MEMS devices are currently pervasively used in the automotive industry and consumer electronics. However, the market for standalone MEMS devices is starting to slow down due to the demand for integrated multi-usage elements, wherein multiple MEMS devices are integrated in a single platform. An example of such integration is multi-degree-of-freedom sensors where micromachined structures, such as accelerometers, gyroscopes and magnetometers are all integrated on the same package. This is to enable smaller form factors, lower cost and lower power consumption, thereby requiring single-die integration.
However, such single-die integration is typically achieved in a hybrid fashion, wherein the die containing the MEMS devices and the application-specific integrated circuit (ASIC), which drives the devices and outputs the signals, are individually fabricated and assembled to form the desired product. The cost associated with such an approach is usually high given that the integration has to be performed at the device level rather than at the wafer level. Moreover, the size tends to be large with a lot of wiring involved.
While there have been platforms, e.g., U.S. Pat. No. 7,104,129 B2, that enable wafer scale integration between the ASIC and the MEMS devices via multiple wafer bonding, the size (especially in the Z direction) still remains large. Moreover, the noise floor from the parasitic effects, which affects the device sensitivity, can still be high. As an example, in the case of capacitive-based sensors, such as commercial accelerometers and gyroscopes, the noise floor can be important due to the parasitic capacitances related to the metallic routings that can span through a whole wafer thickness. This requires additional design considerations at the device level to take this issue into account, which causes more power consumption and bulkier devices.
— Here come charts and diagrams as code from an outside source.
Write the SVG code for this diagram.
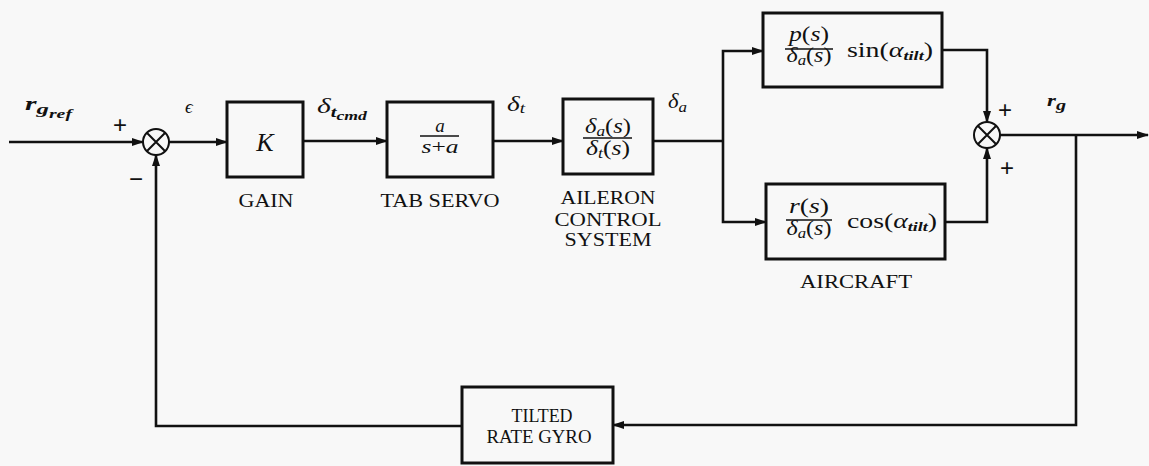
<svg xmlns="http://www.w3.org/2000/svg" width="1149" height="466" viewBox="0 0 1149 466">
<style>
  .bg{fill:#f8f8f8}
  .box{fill:none;stroke:#111;stroke-width:3}
  .ln{fill:none;stroke:#111;stroke-width:2.6}
  .sum{fill:none;stroke:#111;stroke-width:2}
  .bar{stroke:#111;stroke-width:1.5}
  text{font-family:"Liberation Serif","DejaVu Serif",serif;fill:#111}
  .lbl{font-size:18px;text-anchor:middle}
  .m{font-style:italic}
  .mid{text-anchor:middle}
  .sign{font-family:"Liberation Sans","DejaVu Sans",sans-serif;font-size:24px;text-anchor:middle}
</style>
<defs>
  <marker id="ah" markerWidth="12" markerHeight="8" refX="11" refY="4" orient="auto" markerUnits="userSpaceOnUse">
    <path d="M0,0 L12,4 L0,8 Z" fill="#111"/>
  </marker>
</defs>
<rect class="bg" x="0" y="0" width="1149" height="466"/>

<g id="connectors">
  <path class="ln" d="M9,142 H143" marker-end="url(#ah)"/>
  <path class="ln" d="M169,142 H227" marker-end="url(#ah)"/>
  <path class="ln" d="M303,141 H387" marker-end="url(#ah)"/>
  <path class="ln" d="M493,141 H563" marker-end="url(#ah)"/>
  <path class="ln" d="M653,141 H723"/>
  <path class="ln" d="M723,141 V51 H763" marker-end="url(#ah)"/>
  <path class="ln" d="M723,141 V222 H766" marker-end="url(#ah)"/>
  <path class="ln" d="M942,50 H987 V122" marker-end="url(#ah)"/>
  <path class="ln" d="M945,222 H987 V148" marker-end="url(#ah)"/>
  <path class="ln" d="M1000,135 H1148" marker-end="url(#ah)"/>
  <path class="ln" d="M1076,135 V425 H613" marker-end="url(#ah)"/>
  <path class="ln" d="M462,426 H156 V155" marker-end="url(#ah)"/>
</g>

<g id="sum1">
  <circle class="sum" cx="156" cy="142" r="13"/>
  <path class="sum" d="M146.8,132.8 L165.2,151.2 M165.2,132.8 L146.8,151.2"/>
  <text class="sign" x="120" y="133">+</text>
  <text class="sign" x="136" y="187">−</text>
</g>

<g id="sum2">
  <circle class="sum" cx="987" cy="135" r="13"/>
  <path class="sum" d="M977.8,125.8 L996.2,144.2 M996.2,125.8 L977.8,144.2"/>
  <text class="sign" x="1005" y="118">+</text>
  <text class="sign" x="1007" y="176">+</text>
</g>

<g id="labels">
  <text x="25" y="110" class="m" font-size="18" font-weight="bold" textLength="47" lengthAdjust="spacingAndGlyphs">r<tspan font-size="15" dy="4">g</tspan><tspan font-size="12" dy="4">ref</tspan></text>
  <text x="185" y="113" class="m" font-size="19">ϵ</text>
  <text x="317" y="113" class="m" font-size="20" textLength="50" lengthAdjust="spacingAndGlyphs">δ<tspan font-size="14" dy="4" font-weight="bold">t</tspan><tspan font-size="12" dy="3" font-weight="bold">cmd</tspan></text>
  <text x="507" y="111" class="m" font-size="20" textLength="18" lengthAdjust="spacingAndGlyphs">δ<tspan font-size="14" dy="2">t</tspan></text>
  <text x="668" y="108" class="m" font-size="20" textLength="19" lengthAdjust="spacingAndGlyphs">δ<tspan font-size="15" dy="4">a</tspan></text>
  <text x="1047" y="106" class="m" font-size="17" font-weight="bold" textLength="19" lengthAdjust="spacingAndGlyphs">r<tspan font-size="15" dy="4">g</tspan></text>
</g>

<g id="gain">
  <rect class="box" x="227" y="102" width="76" height="75"/>
  <text x="265" y="151" class="m mid" font-size="26">K</text>
  <text x="266" y="207" class="lbl" textLength="55" lengthAdjust="spacingAndGlyphs">GAIN</text>
</g>

<g id="tab-servo">
  <rect class="box" x="387" y="102" width="106" height="75"/>
  <text x="440" y="132" class="m mid" font-size="19">a</text>
  <line class="bar" x1="420" y1="136" x2="459" y2="136"/>
  <text x="440" y="153" class="mid" font-size="19" textLength="37" lengthAdjust="spacingAndGlyphs"><tspan font-style="italic">s</tspan>+<tspan font-style="italic">a</tspan></text>
  <text x="440" y="207" class="lbl" textLength="119" lengthAdjust="spacingAndGlyphs">TAB SERVO</text>
</g>

<g id="aileron">
  <rect class="box" x="563" y="99" width="90" height="75"/>
  <text x="608" y="133" class="mid" font-size="20" textLength="46" lengthAdjust="spacingAndGlyphs"><tspan font-style="italic">δ</tspan><tspan font-style="italic" font-size="14" dy="3">a</tspan><tspan dy="-3">(</tspan><tspan font-style="italic">s</tspan>)</text>
  <line class="bar" x1="583" y1="138" x2="632" y2="138"/>
  <text x="608" y="155" class="mid" font-size="20" textLength="44" lengthAdjust="spacingAndGlyphs"><tspan font-style="italic">δ</tspan><tspan font-style="italic" font-size="14" dy="3">t</tspan><tspan dy="-3">(</tspan><tspan font-style="italic">s</tspan>)</text>
  <text x="608" y="204" class="lbl" textLength="95" lengthAdjust="spacingAndGlyphs">AILERON</text>
  <text x="608" y="226" class="lbl" textLength="107" lengthAdjust="spacingAndGlyphs">CONTROL</text>
  <text x="608" y="246" class="lbl" textLength="87" lengthAdjust="spacingAndGlyphs">SYSTEM</text>
</g>

<g id="aircraft-roll">
  <rect class="box" x="763" y="13" width="179" height="74"/>
  <text x="809" y="41" class="mid" font-size="20" textLength="40" lengthAdjust="spacingAndGlyphs"><tspan font-style="italic">p</tspan>(<tspan font-style="italic">s</tspan>)</text>
  <line class="bar" x1="785" y1="49" x2="833" y2="49"/>
  <text x="809" y="62" class="mid" font-size="20" textLength="45" lengthAdjust="spacingAndGlyphs"><tspan font-style="italic">δ</tspan><tspan font-style="italic" font-size="14" dy="3">a</tspan><tspan dy="-3">(</tspan><tspan font-style="italic">s</tspan>)</text>
  <text x="847" y="57" font-size="20" textLength="86" lengthAdjust="spacingAndGlyphs">sin(<tspan font-style="italic">α</tspan><tspan font-style="italic" font-size="13" dy="3" font-weight="bold">tilt</tspan><tspan dy="-3">)</tspan></text>
</g>

<g id="aircraft-yaw">
  <rect class="box" x="766" y="184" width="179" height="75"/>
  <text x="809" y="213" class="mid" font-size="20" textLength="40" lengthAdjust="spacingAndGlyphs"><tspan font-style="italic">r</tspan>(<tspan font-style="italic">s</tspan>)</text>
  <line class="bar" x1="786" y1="220" x2="832" y2="220"/>
  <text x="809" y="235" class="mid" font-size="20" textLength="45" lengthAdjust="spacingAndGlyphs"><tspan font-style="italic">δ</tspan><tspan font-style="italic" font-size="14" dy="3">a</tspan><tspan dy="-3">(</tspan><tspan font-style="italic">s</tspan>)</text>
  <text x="847" y="228" font-size="20" textLength="90" lengthAdjust="spacingAndGlyphs">cos(<tspan font-style="italic">α</tspan><tspan font-style="italic" font-size="13" dy="3" font-weight="bold">tilt</tspan><tspan dy="-3">)</tspan></text>
  <text x="856" y="288" class="lbl" textLength="112" lengthAdjust="spacingAndGlyphs">AIRCRAFT</text>
</g>

<g id="gyro">
  <rect class="box" x="462" y="387" width="151" height="76"/>
  <text x="542" y="422" class="lbl" textLength="61" lengthAdjust="spacingAndGlyphs">TILTED</text>
  <text x="539" y="443" class="lbl" textLength="105" lengthAdjust="spacingAndGlyphs">RATE GYRO</text>
</g>
</svg>
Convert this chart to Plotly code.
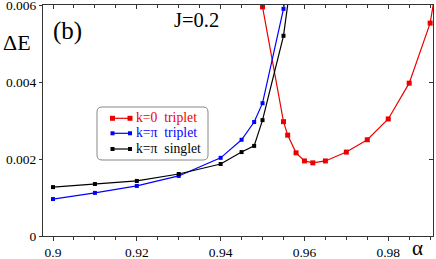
import plotly.graph_objects as go

# ---- data ----
alpha_k0_trip = [0.950, 0.955, 0.956, 0.958, 0.960, 0.962, 0.965, 0.970, 0.975, 0.980, 0.985, 0.990, 0.995]
dE_k0_trip = [0.00595, 0.00297, 0.00262, 0.00216, 0.00195, 0.00190, 0.00195, 0.00218, 0.00250, 0.00304, 0.00397, 0.00553, 0.00880]

alpha_kpi_trip = [0.90, 0.91, 0.92, 0.93, 0.94, 0.945, 0.948, 0.950, 0.955, 0.956]
dE_kpi_trip = [0.00096, 0.00112, 0.00130, 0.00156, 0.00203, 0.00250, 0.00296, 0.00345, 0.00590, 0.00660]

alpha_kpi_sing = [0.90, 0.91, 0.92, 0.93, 0.94, 0.945, 0.948, 0.950, 0.955, 0.957]
dE_kpi_sing = [0.00127, 0.00135, 0.00143, 0.00161, 0.00187, 0.00218, 0.00234, 0.00301, 0.00520, 0.00680]

series_names = ["k=0&nbsp;&nbsp;triplet", "k=π&nbsp;&nbsp;triplet", "k=π&nbsp;&nbsp;singlet"]

x_ticks = [0.90, 0.92, 0.94, 0.96, 0.98]
x_tick_labels = ["0.9", "0.92", "0.94", "0.96", "0.98"]
y_ticks = [0, 0.002, 0.004, 0.006]
y_tick_labels = ["0", "0.002", "0.004", "0.006"]

X_RANGE = [0.89761, 0.99068]
Y_RANGE = [0, 0.006]

SERIF = "'Liberation Serif', 'Times New Roman', Times, serif"
RED = "rgb(235,0,0)"
BLUE = "rgb(0,0,255)"
BLACK = "black"
colors = [RED, BLUE, BLACK]
msizes = [5, 4, 4]

fig = go.Figure()
for xs, ys, c, ms, nm in zip([alpha_k0_trip, alpha_kpi_trip, alpha_kpi_sing],
                             [dE_k0_trip, dE_kpi_trip, dE_kpi_sing], colors, msizes, series_names):
    fig.add_trace(go.Scatter(x=xs, y=ys, mode="lines+markers",
                             line=dict(color=c, width=1.2),
                             marker=dict(symbol="square", size=ms, color=c),
                             name=nm, showlegend=False))
# empty trace to activate mirrored tick axes
fig.add_trace(go.Scatter(x=[], y=[], xaxis="x2", yaxis="y2", showlegend=False, hoverinfo="skip"))

W, H = 436, 259
L, R, T, B = 43, 3, 5, 23
pw, ph = W - L - R, H - T - B


def px(xp):
    return (xp - L) / pw


def py(yp):
    return (H - B - yp) / ph


axis_common = dict(showgrid=False, zeroline=False, linecolor="#333", linewidth=1,
                   tickcolor="#333", tickwidth=1, ticklabeloverflow="allow",
                   tickfont=dict(family=SERIF, size=13.5, color="black"))

fig.update_layout(
    width=W, height=H,
    font=dict(family=SERIF, color="black"),
    margin=dict(l=L, r=R, t=T, b=B, autoexpand=False),
    paper_bgcolor="white", plot_bgcolor="white",
    showlegend=False,
    xaxis=dict(range=X_RANGE, tickvals=x_ticks, ticktext=x_tick_labels,
               ticks="outside", ticklen=4, mirror=True, showline=True,
               minor=dict(dtick=0.005, tick0=0.9, ticks="outside", ticklen=3, tickcolor="#333"),
               **axis_common),
    yaxis=dict(range=Y_RANGE, tickvals=y_ticks, ticktext=y_tick_labels,
               ticks="outside", ticklen=3, mirror=True, showline=True,
               **axis_common),
    xaxis2=dict(range=X_RANGE, overlaying="x", side="top", showticklabels=False,
                tickvals=x_ticks, ticks="inside", ticklen=4, showgrid=False, zeroline=False,
                showline=False, tickcolor="#333",
                minor=dict(dtick=0.005, tick0=0.9, ticks="inside", ticklen=3, tickcolor="#333")),
    yaxis2=dict(range=Y_RANGE, overlaying="y", side="right", showticklabels=False,
                tickvals=y_ticks, ticks="inside", ticklen=4, showgrid=False, zeroline=False,
                showline=False, tickcolor="#333"),
)

# rounded legend frame
x0, x1 = px(97), px(208)
y0, y1 = py(160), py(107)
rx, ry = 5 / pw, 5 / ph
path = (f"M {x0+rx},{y1} L {x1-rx},{y1} Q {x1},{y1} {x1},{y1-ry} "
        f"L {x1},{y0+ry} Q {x1},{y0} {x1-rx},{y0} L {x0+rx},{y0} "
        f"Q {x0},{y0} {x0},{y0+ry} L {x0},{y1-ry} Q {x0},{y1} {x0+rx},{y1} Z")
fig.add_shape(type="path", path=path, xref="paper", yref="paper",
              line=dict(color="#888", width=1), fillcolor="white", layer="above")

# legend entries (key line with end markers + coloured label)
row_y = [118.3, 133.3, 149.0]
for nm, c, ms, ry_ in zip(series_names, colors, msizes, row_y):
    fig.add_shape(type="line", x0=px(112.5), x1=px(130), y0=py(ry_), y1=py(ry_),
                  xref="paper", yref="paper", line=dict(color=c, width=1.2), layer="above")
    for xe in (112.5, 130):
        h = ms / 2
        fig.add_shape(type="rect", x0=px(xe - h), x1=px(xe + h), y0=py(ry_ + h), y1=py(ry_ - h),
                      xref="paper", yref="paper", line=dict(width=0), fillcolor=c, layer="above")
    fig.add_annotation(text=nm, x=px(133.5), y=py(ry_ - 0.5), xref="paper", yref="paper",
                       xanchor="left", yanchor="middle", showarrow=False,
                       font=dict(family=SERIF, size=13.7, color=c))

fig.add_annotation(text="(b)", x=px(51), y=py(31), xref="paper", yref="paper",
                   xanchor="left", yanchor="middle", showarrow=False,
                   font=dict(family=SERIF, size=25, color="black"))
fig.add_annotation(text="J=0.2", x=px(171.5), y=py(20), xref="paper", yref="paper",
                   xanchor="left", yanchor="middle", showarrow=False,
                   font=dict(family=SERIF, size=20.5, color="black"))
fig.add_annotation(text="ΔE", x=px(0.5), y=py(43), xref="paper", yref="paper",
                   xanchor="left", yanchor="middle", showarrow=False,
                   font=dict(family=SERIF, size=22, color="black"))
fig.add_annotation(text="α", x=px(417), y=py(248.5), xref="paper", yref="paper",
                   xanchor="center", yanchor="middle", showarrow=False,
                   font=dict(family=SERIF, size=21, color="black"))

fig.write_html("out.html", config={"displayModeBar": False},
               post_script="document.body.style.margin='0';")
Such a bottleneck can be resolved by directly fabricating the MEMS elements on the CMOS ASIC substrate. However, silicon is the main material used for the MEMS elements, whose deposition is not compatible with the required thermal budget of the CMOS ASIC substrate, which cannot withstand any process temperatures higher than 450° C. The present invention provides wafer-scale integration in a monolithic fashion through the usage of MEMS structures whose structural material can be deposited directly on the ASIC interconnect layers at temperature lower than 450° C. The subsequent microfabrication steps define the MEMS elements which are anchored to the metal interconnects, thereby providing direct electrical contact. This single chip solution enables: (1) much easier routing to implement optimized mechanical structures, (2) an extremely low cost as no wafer bonding is required, (3) smaller form factors, (4) multiple MEMS elements on a single die, (5) much smaller parasitics providing low noise and higher performance.